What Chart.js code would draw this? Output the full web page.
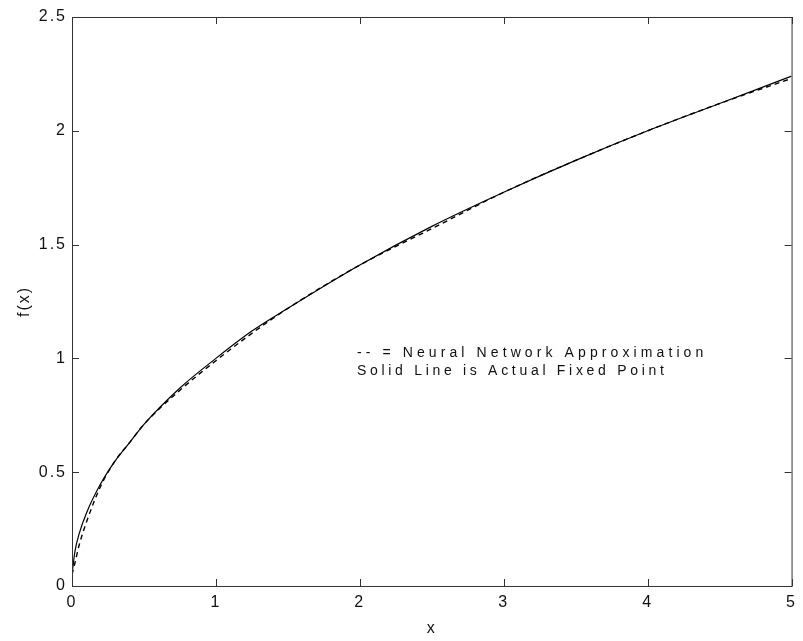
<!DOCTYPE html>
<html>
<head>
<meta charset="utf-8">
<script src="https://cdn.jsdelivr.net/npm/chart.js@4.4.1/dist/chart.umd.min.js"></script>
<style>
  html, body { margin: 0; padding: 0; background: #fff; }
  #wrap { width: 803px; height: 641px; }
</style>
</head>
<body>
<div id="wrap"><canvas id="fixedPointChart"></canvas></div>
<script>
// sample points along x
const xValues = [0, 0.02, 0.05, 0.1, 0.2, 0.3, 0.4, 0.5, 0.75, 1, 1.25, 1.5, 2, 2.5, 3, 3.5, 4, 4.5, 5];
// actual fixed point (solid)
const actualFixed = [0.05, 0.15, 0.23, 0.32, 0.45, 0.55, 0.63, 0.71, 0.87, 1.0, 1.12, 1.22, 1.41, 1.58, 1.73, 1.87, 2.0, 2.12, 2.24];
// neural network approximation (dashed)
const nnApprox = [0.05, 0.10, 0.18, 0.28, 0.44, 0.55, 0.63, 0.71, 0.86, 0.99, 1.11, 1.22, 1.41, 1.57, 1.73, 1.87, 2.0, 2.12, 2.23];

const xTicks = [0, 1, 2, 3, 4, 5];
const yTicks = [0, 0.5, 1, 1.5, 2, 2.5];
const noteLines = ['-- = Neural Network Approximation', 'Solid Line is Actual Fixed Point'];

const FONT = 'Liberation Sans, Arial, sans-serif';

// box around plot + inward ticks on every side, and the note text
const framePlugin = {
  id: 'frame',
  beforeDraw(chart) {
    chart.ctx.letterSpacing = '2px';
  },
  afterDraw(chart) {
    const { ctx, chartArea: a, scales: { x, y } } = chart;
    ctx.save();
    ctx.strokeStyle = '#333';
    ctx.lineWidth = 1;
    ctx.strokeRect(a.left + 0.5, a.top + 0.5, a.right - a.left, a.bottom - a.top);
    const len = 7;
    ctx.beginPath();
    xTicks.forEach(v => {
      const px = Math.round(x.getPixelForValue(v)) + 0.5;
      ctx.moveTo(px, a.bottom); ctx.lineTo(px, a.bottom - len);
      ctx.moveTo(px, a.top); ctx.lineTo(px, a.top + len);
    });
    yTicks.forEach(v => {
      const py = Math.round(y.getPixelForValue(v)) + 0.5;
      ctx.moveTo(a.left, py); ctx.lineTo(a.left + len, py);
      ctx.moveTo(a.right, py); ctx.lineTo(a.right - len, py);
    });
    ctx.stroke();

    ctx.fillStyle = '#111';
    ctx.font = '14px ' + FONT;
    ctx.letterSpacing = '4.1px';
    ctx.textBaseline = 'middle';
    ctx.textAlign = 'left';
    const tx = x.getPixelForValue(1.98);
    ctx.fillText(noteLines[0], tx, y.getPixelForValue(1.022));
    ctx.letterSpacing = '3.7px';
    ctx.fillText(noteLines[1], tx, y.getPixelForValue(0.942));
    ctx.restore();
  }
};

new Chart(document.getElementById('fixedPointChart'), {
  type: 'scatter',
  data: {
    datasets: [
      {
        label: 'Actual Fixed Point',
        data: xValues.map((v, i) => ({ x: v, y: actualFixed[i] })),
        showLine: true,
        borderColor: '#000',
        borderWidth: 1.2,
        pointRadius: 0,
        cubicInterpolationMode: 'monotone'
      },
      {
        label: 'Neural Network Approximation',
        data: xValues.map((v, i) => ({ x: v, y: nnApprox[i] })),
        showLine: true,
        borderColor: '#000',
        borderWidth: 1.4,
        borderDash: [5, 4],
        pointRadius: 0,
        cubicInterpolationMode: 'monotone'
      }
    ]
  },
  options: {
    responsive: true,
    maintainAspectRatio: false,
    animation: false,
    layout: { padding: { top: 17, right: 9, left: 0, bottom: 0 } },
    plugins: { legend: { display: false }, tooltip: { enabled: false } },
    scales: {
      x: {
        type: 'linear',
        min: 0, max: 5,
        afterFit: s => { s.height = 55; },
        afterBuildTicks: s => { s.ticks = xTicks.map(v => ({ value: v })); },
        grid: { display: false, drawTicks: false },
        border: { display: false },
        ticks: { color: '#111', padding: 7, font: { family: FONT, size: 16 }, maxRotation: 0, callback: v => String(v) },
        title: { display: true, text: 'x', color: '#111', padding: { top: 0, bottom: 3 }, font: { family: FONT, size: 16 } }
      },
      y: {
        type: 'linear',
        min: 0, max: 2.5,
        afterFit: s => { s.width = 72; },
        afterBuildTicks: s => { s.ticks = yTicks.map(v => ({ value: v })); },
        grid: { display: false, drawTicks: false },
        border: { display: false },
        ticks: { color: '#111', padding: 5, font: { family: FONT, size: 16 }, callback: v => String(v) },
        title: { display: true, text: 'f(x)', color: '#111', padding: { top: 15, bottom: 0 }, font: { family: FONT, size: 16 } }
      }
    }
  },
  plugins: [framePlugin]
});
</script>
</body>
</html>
..............................
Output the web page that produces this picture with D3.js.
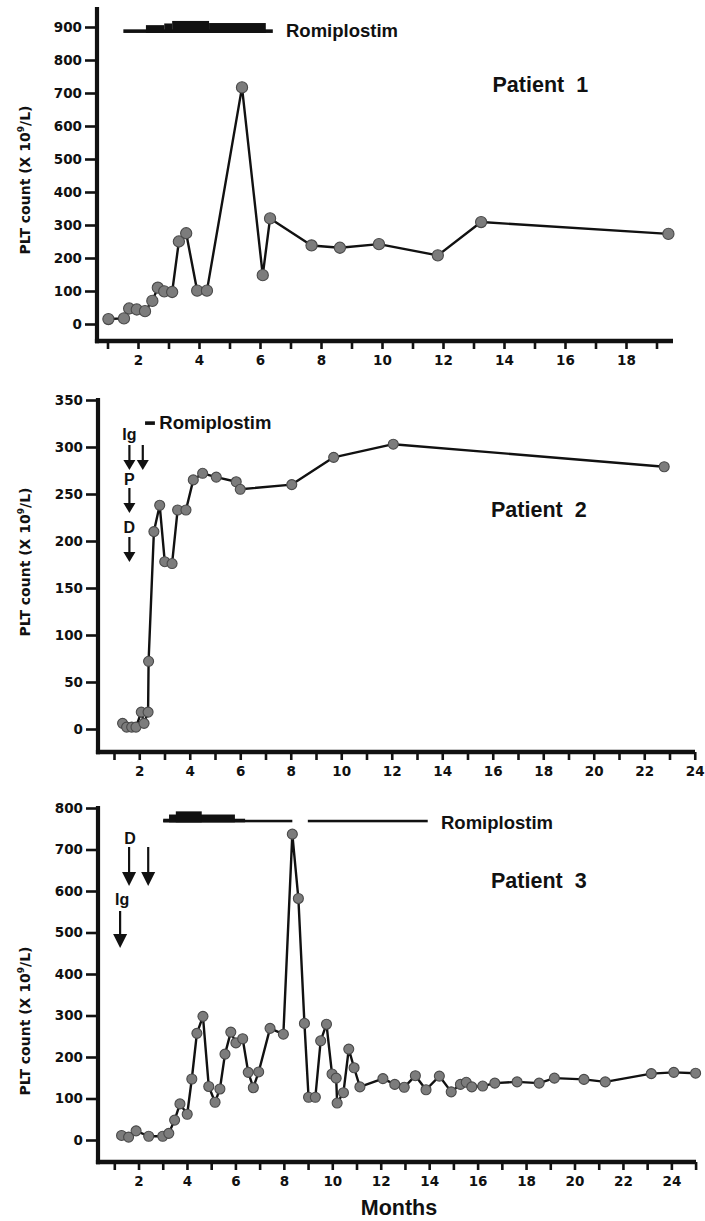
..............................
--- TASK DESCRIPTION ---
Copy nothing but the lines above that run from the one with "What Chart.js code" to the one with "const FONT = 'Liberation", ends included; pictures stay out.

--- RESPONSE TO THIS TASK ---
What Chart.js code would draw this? Output the full web page.
<!DOCTYPE html>
<html>
<head>
<meta charset="utf-8">
<script src="https://cdn.jsdelivr.net/npm/chart.js@4.4.1/dist/chart.umd.min.js"></script>
<style>
  html, body { margin: 0; padding: 0; background: #fff; }
  #wrap { width: 803px; height: 641px; }
</style>
</head>
<body>
<div id="wrap"><canvas id="fixedPointChart"></canvas></div>
<script>
// sample points along x
const xValues = [0, 0.02, 0.05, 0.1, 0.2, 0.3, 0.4, 0.5, 0.75, 1, 1.25, 1.5, 2, 2.5, 3, 3.5, 4, 4.5, 5];
// actual fixed point (solid)
const actualFixed = [0.05, 0.15, 0.23, 0.32, 0.45, 0.55, 0.63, 0.71, 0.87, 1.0, 1.12, 1.22, 1.41, 1.58, 1.73, 1.87, 2.0, 2.12, 2.24];
// neural network approximation (dashed)
const nnApprox = [0.05, 0.10, 0.18, 0.28, 0.44, 0.55, 0.63, 0.71, 0.86, 0.99, 1.11, 1.22, 1.41, 1.57, 1.73, 1.87, 2.0, 2.12, 2.23];

const xTicks = [0, 1, 2, 3, 4, 5];
const yTicks = [0, 0.5, 1, 1.5, 2, 2.5];
const noteLines = ['-- = Neural Network Approximation', 'Solid Line is Actual Fixed Point'];

const FONT = 'Liberation Sans, Arial, sans-serif';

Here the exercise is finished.